ACOTACIONES AL MARGEN DE UNA FOTOGRAFÍA
¿Recuerdas, Aleida, el cuento de la foto de la rana?
No sabíamos entonces que éramos felices, cuando
en la foto verdadera tú, Wendy y Maricela
exponían sus rostros más amables. El tiempo dora
y hermosea las imágenes, pero sé, estoy segura,
que formábamos un buen piquete en las asambleas.
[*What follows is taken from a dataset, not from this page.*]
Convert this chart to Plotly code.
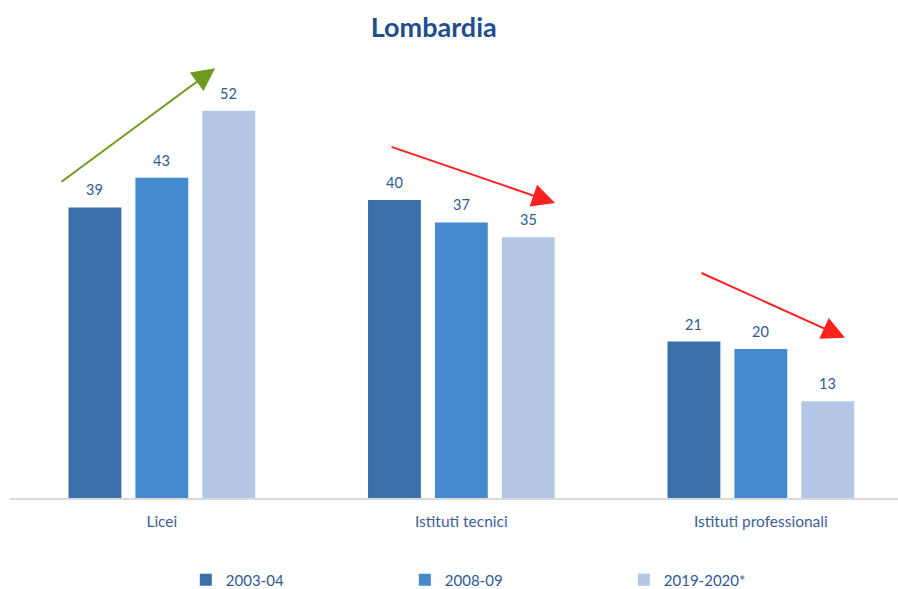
import plotly.graph_objects as go

# Data
categories = ["Licei", "Istituti tecnici", "Istituti professionali"]
series_names = ["2003-04", "2008-09", "2019-2020*"]
values_2003 = [39, 40, 21]
values_2008 = [43, 37, 20]
values_2019 = [52, 35, 13]
series_values = [values_2003, values_2008, values_2019]
series_colors = ["#3A70AA", "#4589CF", "#B4C7E7"]

# Trend arrows: (tail_x, tail_y, head_x, head_y, colour) in axis units
trend_arrows = [
    (-0.34, 42.3, 0.178, 57.7, "#6E9A1E"),
    (0.762, 47.2, 1.313, 39.6, "#FF2020"),
    (1.797, 30.3, 2.281, 21.5, "#FF2020"),
]

FONT = "Lato"
LABEL_COLOR = "#2F5A94"

fig = go.Figure()
for name, vals, col in zip(series_names, series_values, series_colors):
    fig.add_trace(go.Bar(
        x=categories, y=vals, name=name,
        marker=dict(color=col, line=dict(width=0)),
        hoverinfo="x+y+name",
    ))

# Value labels above each bar
slot_px = 67
for i, vals in enumerate(series_values):
    for cat, v in zip(categories, vals):
        fig.add_annotation(
            x=cat, y=v, text=str(v), showarrow=False,
            xshift=(i - 1) * slot_px, yshift=7, yanchor="bottom",
            font=dict(family=FONT, size=14.5, color=LABEL_COLOR),
        )

for tx, ty, hx, hy, col in trend_arrows:
    fig.add_annotation(
        x=hx, y=hy, ax=tx, ay=ty, xref="x", yref="y", axref="x", ayref="y",
        text="", showarrow=True, arrowhead=2, arrowsize=2.3, arrowwidth=2,
        arrowcolor=col, standoff=0,
    )

fig.update_layout(
    width=898, height=589,
    margin=dict(l=10, r=0, t=60, b=91, autoexpand=False),
    paper_bgcolor="white", plot_bgcolor="white",
    barmode="group", bargap=0.33, bargroupgap=0.21,
    title=dict(text="<b>Lombardia</b>", x=0.483, xanchor="center",
               y=0.953, yanchor="middle",
               font=dict(family=FONT, size=27, color="#1F4E8C")),
    font=dict(family=FONT, color="#3A5F95"),
    xaxis=dict(
        type="category", range=[-0.507, 2.458],
        showline=True, linecolor="#D9D9D9", linewidth=1.5,
        showgrid=False, zeroline=False, ticks="",
        ticklabelstandoff=9,
        tickfont=dict(family=FONT, size=15.5, color="#3A5F95"),
    ),
    yaxis=dict(range=[0, 58.8], visible=False, showgrid=False, zeroline=False),
    legend=dict(
        orientation="h", x=0.198, xanchor="left", y=-0.187, yanchor="middle",
        entrywidth=174, entrywidthmode="pixels", itemwidth=30,
        font=dict(family=FONT, size=15, color="#2F5A94"),
        traceorder="normal",
    ),
    showlegend=True,
)

fig.write_html("out.html")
No éramos agradables con nuestros detractores,
no tuvimos clemencia. Será por ello que jamás podrán olvidarnos,
aunque junto al recuerdo depositen un poquito de hiel.
Pero ahí está la foto: Maricela, tú y Wendy
vencedoras de la hojarasca que ahora nos hace danzar
tan distantes una de otra.
El sol les da en la cara y Wendy engurruña la nariz
hasta perder los ojos. Maricela toma prestado el rostro
de su madre, perdida en la visión de los gitanos
que en caravana cruzan por su niñez, y tú,
como en el cuento atorrante de la rana, no sabes
de qué modo esconder la alegría kilométrica,
para la cual un solo rostro no es suficiente.
Cuida más bien, Aleida, de que no encuentre riendas
esa risa, amiga inseparable de tus orejas.